§ **What this task involves**: Set down every entry word for word. Omit the pictures.

BEGIN Supplied material

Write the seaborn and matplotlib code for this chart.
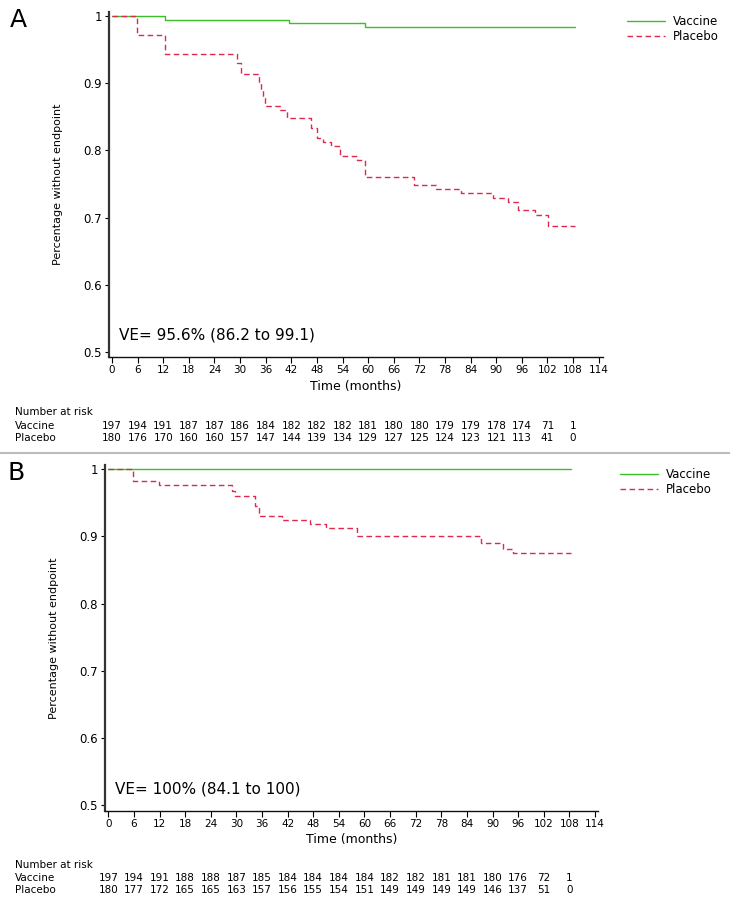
import numpy as np
import pandas as pd
import matplotlib
matplotlib.use("Agg")
import matplotlib.pyplot as plt
import matplotlib.transforms as mtransforms
import seaborn as sns

# ------------------------
# Data
# ------------------------

risk_months = [0, 6, 12, 18, 24, 30, 36, 42, 48, 54, 60, 66, 72, 78, 84, 90, 96, 102, 108]

# Panel A
a_vac_t = [0, 12.5, 41.5, 59.3, 108.5]
a_vac_s = [1.0, 0.994, 0.989, 0.984, 0.984]
a_pla_t = [0, 5.9, 12.4, 29.3, 30.3, 34.4, 34.9, 35.4, 35.9, 39.4, 40.9, 46.7, 47.9,
           49.5, 51.4, 53.4, 57.3, 59.2, 70.7, 76.0, 81.7, 89.2, 92.8, 95.2, 99.1, 102.2, 108.5]
a_pla_s = [1.0, 0.972, 0.943, 0.930, 0.913, 0.902, 0.890, 0.878, 0.866, 0.860, 0.848, 0.833, 0.819,
           0.813, 0.807, 0.791, 0.785, 0.760, 0.748, 0.742, 0.736, 0.729, 0.723, 0.711, 0.704, 0.688, 0.688]
a_risk_vac = [197, 194, 191, 187, 187, 186, 184, 182, 182, 182, 181, 180, 180, 179, 179, 178, 174, 71, 1]
a_risk_pla = [180, 176, 170, 160, 160, 157, 147, 144, 139, 134, 129, 127, 125, 124, 123, 121, 113, 41, 0]
a_ve = "VE= 95.6% (86.2 to 99.1)"

# Panel B
b_vac_t = [0, 108.3]
b_vac_s = [1.0, 1.0]
b_pla_t = [0, 5.9, 11.9, 28.9, 29.7, 34.4, 35.2, 40.6, 47.2, 51.1, 58.2, 87.4, 92.5, 94.7, 108.3]
b_pla_s = [1.0, 0.983, 0.977, 0.967, 0.961, 0.945, 0.930, 0.924, 0.918, 0.912, 0.900, 0.890, 0.882, 0.876, 0.876]
b_risk_vac = [197, 194, 191, 188, 188, 187, 185, 184, 184, 184, 184, 182, 182, 181, 181, 180, 176, 72, 1]
b_risk_pla = [180, 177, 172, 165, 165, 163, 157, 156, 155, 154, 151, 149, 149, 149, 149, 146, 137, 51, 0]
b_ve = "VE= 100% (84.1 to 100)"

y_ticks = [0.5, 0.6, 0.7, 0.8, 0.9, 1.0]
y_tick_labels = ["0.5", "0.6", "0.7", "0.8", "0.9", "1"]
x_ticks = list(range(0, 115, 6))

groups = ["Vaccine", "Placebo"]
palette = {"Vaccine": "#3cbf28", "Placebo": "#e0284e"}
dashes = {"Vaccine": "", "Placebo": (4, 2.5)}

sns.set_style("white")
plt.rcParams["font.family"] = ["DejaVu Sans"]
plt.rcParams["text.color"] = "black"
plt.rcParams["axes.labelcolor"] = "black"
plt.rcParams["xtick.color"] = "black"
plt.rcParams["ytick.color"] = "black"

fig = plt.figure(figsize=(7.3, 9.05), dpi=100)
W, H = 730, 905


def make_df(vt, vs, pt, ps):
    return pd.concat([
        pd.DataFrame({"time": vt, "surv": vs, "group": "Vaccine"}),
        pd.DataFrame({"time": pt, "surv": ps, "group": "Placebo"}),
    ], ignore_index=True)


def panel(box, df, letter, ve, risk_vac, risk_pla, xlim, ylim, legend_xy, letter_xy, risk_y):
    l, t, r, b = box
    ax = fig.add_axes([l / W, 1 - b / H, (r - l) / W, (b - t) / H])
    sns.lineplot(data=df, x="time", y="surv", hue="group", style="group",
                 hue_order=groups, style_order=groups, palette=palette, dashes=dashes,
                 drawstyle="steps-post", linewidth=1.0, ax=ax, estimator=None, sort=False)
    ax.set_xlim(*xlim)
    ax.set_ylim(*ylim)
    ax.set_xticks(x_ticks)
    ax.set_xticklabels([str(x) for x in x_ticks], fontsize=7.5)
    ax.set_yticks(y_ticks)
    ax.set_yticklabels(y_tick_labels, fontsize=8.5)
    ax.tick_params(axis="x", direction="out", length=4, width=0.8, pad=2, bottom=True)
    ax.tick_params(axis="y", direction="out", length=3, width=0.8, pad=2, left=True)
    for s in ["top", "right"]:
        ax.spines[s].set_visible(False)
    ax.spines["left"].set_linewidth(1.6)
    ax.spines["left"].set_color("#333333")
    ax.spines["bottom"].set_linewidth(1.0)
    ax.spines["bottom"].set_color("#111111")
    ax.set_xlabel("Time (months)", fontsize=9, labelpad=3)
    ax.set_ylabel("Percentage without endpoint", fontsize=8, labelpad=15)
    ax.text(0.02, 0.065, ve, transform=ax.transAxes, fontsize=11, ha="left", va="center")

    sns.move_legend(ax, "upper left", bbox_to_anchor=(legend_xy[0] / W, 1 - legend_xy[1] / H),
                    bbox_transform=fig.transFigure, frameon=False, title=None, fontsize=8.5,
                    handlelength=3.2, handletextpad=0.65, labelspacing=0.15, borderaxespad=0,
                    borderpad=0)

    fig.text(letter_xy[0] / W, 1 - letter_xy[1] / H, letter, fontsize=18, ha="left", va="center")

    # number at risk table
    trans = mtransforms.blended_transform_factory(ax.transData, fig.transFigure)
    fig.text(15 / W, 1 - risk_y[0] / H, "Number at risk", fontsize=7.5, va="center")
    fig.text(15 / W, 1 - risk_y[1] / H, "Vaccine", fontsize=7.5, va="center")
    fig.text(15 / W, 1 - risk_y[2] / H, "Placebo", fontsize=7.5, va="center")
    for m, v, p in zip(risk_months, risk_vac, risk_pla):
        ax.text(m, 1 - risk_y[1] / H, str(v), transform=trans, fontsize=7.5, ha="center", va="center", clip_on=False)
        ax.text(m, 1 - risk_y[2] / H, str(p), transform=trans, fontsize=7.5, ha="center", va="center", clip_on=False)
    return ax


df_a = make_df(a_vac_t, a_vac_s, a_pla_t, a_pla_s)
df_b = make_df(b_vac_t, b_vac_s, b_pla_t, b_pla_s)

panel((109, 12, 603, 357), df_a, "A", a_ve, a_risk_vac, a_risk_pla,
      xlim=(-0.7, 115), ylim=(0.4925, 1.006), legend_xy=(627, 15), letter_xy=(10, 20),
      risk_y=(412, 426, 438))
panel((105, 465, 598, 811), df_b, "B", b_ve, b_risk_vac, b_risk_pla,
      xlim=(-0.77, 114.7), ylim=(0.4915, 1.0064), legend_xy=(620, 468), letter_xy=(8, 473),
      risk_y=(865, 878, 890))

# separator line between the panels
fig.add_artist(plt.Line2D([0, 1], [1 - 453 / H, 1 - 453 / H], color="#bbbbbb", linewidth=1.5,
                          transform=fig.transFigure))

fig.savefig("out.png", dpi=100)
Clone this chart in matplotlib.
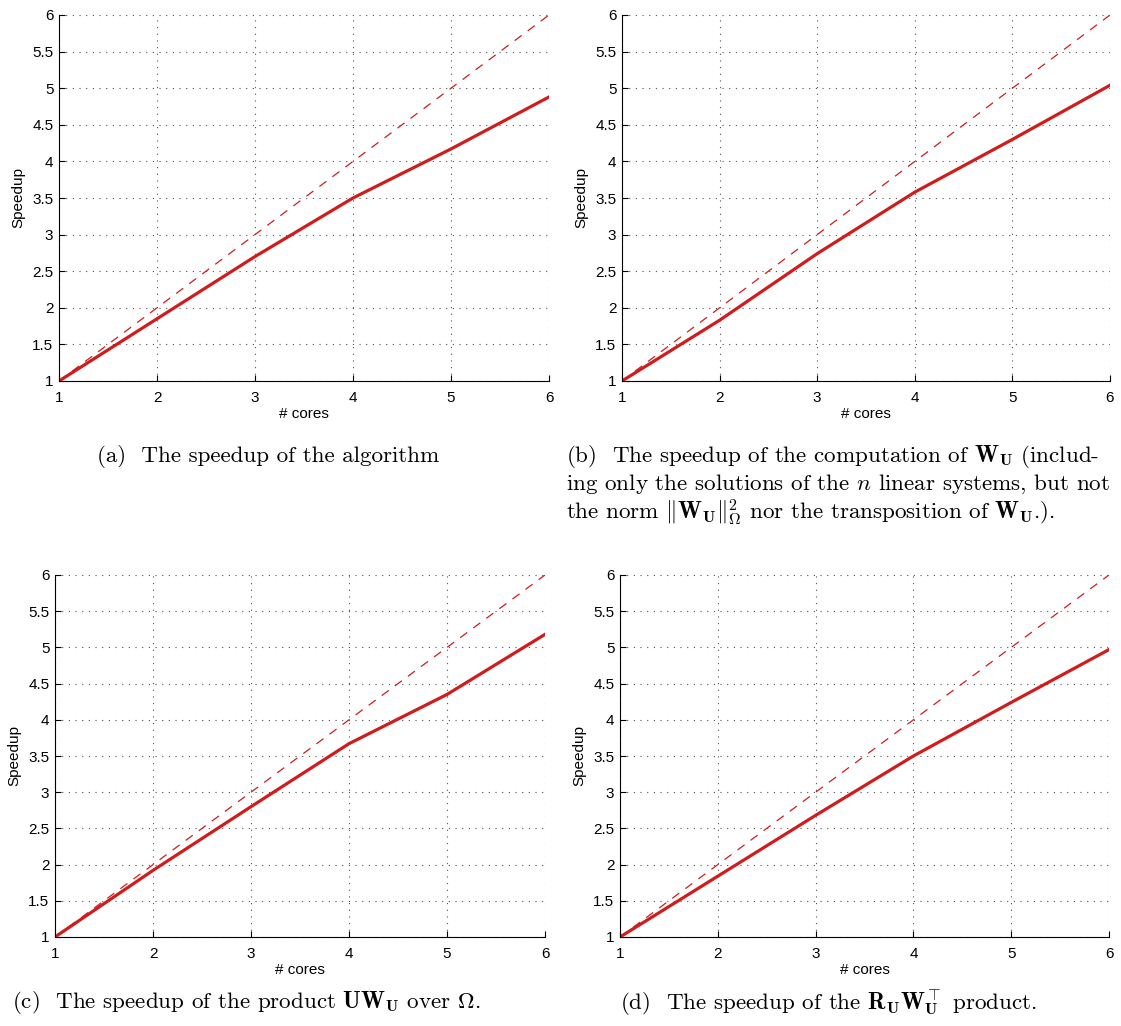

END Supplied material

§ **Written answer**:
Write the seaborn and matplotlib code for this chart.
import numpy as np
import pandas as pd
import matplotlib
matplotlib.use("Agg")
import matplotlib.pyplot as plt
import matplotlib.transforms as mtransforms
import seaborn as sns

# ------------------------
# Data
# ------------------------

risk_months = [0, 6, 12, 18, 24, 30, 36, 42, 48, 54, 60, 66, 72, 78, 84, 90, 96, 102, 108]

# Panel A
a_vac_t = [0, 12.5, 41.5, 59.3, 108.5]
a_vac_s = [1.0, 0.994, 0.989, 0.984, 0.984]
a_pla_t = [0, 5.9, 12.4, 29.3, 30.3, 34.4, 34.9, 35.4, 35.9, 39.4, 40.9, 46.7, 47.9,
           49.5, 51.4, 53.4, 57.3, 59.2, 70.7, 76.0, 81.7, 89.2, 92.8, 95.2, 99.1, 102.2, 108.5]
a_pla_s = [1.0, 0.972, 0.943, 0.930, 0.913, 0.902, 0.890, 0.878, 0.866, 0.860, 0.848, 0.833, 0.819,
           0.813, 0.807, 0.791, 0.785, 0.760, 0.748, 0.742, 0.736, 0.729, 0.723, 0.711, 0.704, 0.688, 0.688]
a_risk_vac = [197, 194, 191, 187, 187, 186, 184, 182, 182, 182, 181, 180, 180, 179, 179, 178, 174, 71, 1]
a_risk_pla = [180, 176, 170, 160, 160, 157, 147, 144, 139, 134, 129, 127, 125, 124, 123, 121, 113, 41, 0]
a_ve = "VE= 95.6% (86.2 to 99.1)"

# Panel B
b_vac_t = [0, 108.3]
b_vac_s = [1.0, 1.0]
b_pla_t = [0, 5.9, 11.9, 28.9, 29.7, 34.4, 35.2, 40.6, 47.2, 51.1, 58.2, 87.4, 92.5, 94.7, 108.3]
b_pla_s = [1.0, 0.983, 0.977, 0.967, 0.961, 0.945, 0.930, 0.924, 0.918, 0.912, 0.900, 0.890, 0.882, 0.876, 0.876]
b_risk_vac = [197, 194, 191, 188, 188, 187, 185, 184, 184, 184, 184, 182, 182, 181, 181, 180, 176, 72, 1]
b_risk_pla = [180, 177, 172, 165, 165, 163, 157, 156, 155, 154, 151, 149, 149, 149, 149, 146, 137, 51, 0]
b_ve = "VE= 100% (84.1 to 100)"

y_ticks = [0.5, 0.6, 0.7, 0.8, 0.9, 1.0]
y_tick_labels = ["0.5", "0.6", "0.7", "0.8", "0.9", "1"]
x_ticks = list(range(0, 115, 6))

groups = ["Vaccine", "Placebo"]
palette = {"Vaccine": "#3cbf28", "Placebo": "#e0284e"}
dashes = {"Vaccine": "", "Placebo": (4, 2.5)}

sns.set_style("white")
plt.rcParams["font.family"] = ["DejaVu Sans"]
plt.rcParams["text.color"] = "black"
plt.rcParams["axes.labelcolor"] = "black"
plt.rcParams["xtick.color"] = "black"
plt.rcParams["ytick.color"] = "black"

fig = plt.figure(figsize=(7.3, 9.05), dpi=100)
W, H = 730, 905


def make_df(vt, vs, pt, ps):
    return pd.concat([
        pd.DataFrame({"time": vt, "surv": vs, "group": "Vaccine"}),
        pd.DataFrame({"time": pt, "surv": ps, "group": "Placebo"}),
    ], ignore_index=True)


def panel(box, df, letter, ve, risk_vac, risk_pla, xlim, ylim, legend_xy, letter_xy, risk_y):
    l, t, r, b = box
    ax = fig.add_axes([l / W, 1 - b / H, (r - l) / W, (b - t) / H])
    sns.lineplot(data=df, x="time", y="surv", hue="group", style="group",
                 hue_order=groups, style_order=groups, palette=palette, dashes=dashes,
                 drawstyle="steps-post", linewidth=1.0, ax=ax, estimator=None, sort=False)
    ax.set_xlim(*xlim)
    ax.set_ylim(*ylim)
    ax.set_xticks(x_ticks)
    ax.set_xticklabels([str(x) for x in x_ticks], fontsize=7.5)
    ax.set_yticks(y_ticks)
    ax.set_yticklabels(y_tick_labels, fontsize=8.5)
    ax.tick_params(axis="x", direction="out", length=4, width=0.8, pad=2, bottom=True)
    ax.tick_params(axis="y", direction="out", length=3, width=0.8, pad=2, left=True)
    for s in ["top", "right"]:
        ax.spines[s].set_visible(False)
    ax.spines["left"].set_linewidth(1.6)
    ax.spines["left"].set_color("#333333")
    ax.spines["bottom"].set_linewidth(1.0)
    ax.spines["bottom"].set_color("#111111")
    ax.set_xlabel("Time (months)", fontsize=9, labelpad=3)
    ax.set_ylabel("Percentage without endpoint", fontsize=8, labelpad=15)
    ax.text(0.02, 0.065, ve, transform=ax.transAxes, fontsize=11, ha="left", va="center")

    sns.move_legend(ax, "upper left", bbox_to_anchor=(legend_xy[0] / W, 1 - legend_xy[1] / H),
                    bbox_transform=fig.transFigure, frameon=False, title=None, fontsize=8.5,
                    handlelength=3.2, handletextpad=0.65, labelspacing=0.15, borderaxespad=0,
                    borderpad=0)

    fig.text(letter_xy[0] / W, 1 - letter_xy[1] / H, letter, fontsize=18, ha="left", va="center")

    # number at risk table
    trans = mtransforms.blended_transform_factory(ax.transData, fig.transFigure)
    fig.text(15 / W, 1 - risk_y[0] / H, "Number at risk", fontsize=7.5, va="center")
    fig.text(15 / W, 1 - risk_y[1] / H, "Vaccine", fontsize=7.5, va="center")
    fig.text(15 / W, 1 - risk_y[2] / H, "Placebo", fontsize=7.5, va="center")
    for m, v, p in zip(risk_months, risk_vac, risk_pla):
        ax.text(m, 1 - risk_y[1] / H, str(v), transform=trans, fontsize=7.5, ha="center", va="center", clip_on=False)
        ax.text(m, 1 - risk_y[2] / H, str(p), transform=trans, fontsize=7.5, ha="center", va="center", clip_on=False)
    return ax


df_a = make_df(a_vac_t, a_vac_s, a_pla_t, a_pla_s)
df_b = make_df(b_vac_t, b_vac_s, b_pla_t, b_pla_s)

panel((109, 12, 603, 357), df_a, "A", a_ve, a_risk_vac, a_risk_pla,
      xlim=(-0.7, 115), ylim=(0.4925, 1.006), legend_xy=(627, 15), letter_xy=(10, 20),
      risk_y=(412, 426, 438))
panel((105, 465, 598, 811), df_b, "B", b_ve, b_risk_vac, b_risk_pla,
      xlim=(-0.77, 114.7), ylim=(0.4915, 1.0064), legend_xy=(620, 468), letter_xy=(8, 473),
      risk_y=(865, 878, 890))

# separator line between the panels
fig.add_artist(plt.Line2D([0, 1], [1 - 453 / H, 1 - 453 / H], color="#bbbbbb", linewidth=1.5,
                          transform=fig.transFigure))

fig.savefig("out.png", dpi=100)
Clone this chart in matplotlib.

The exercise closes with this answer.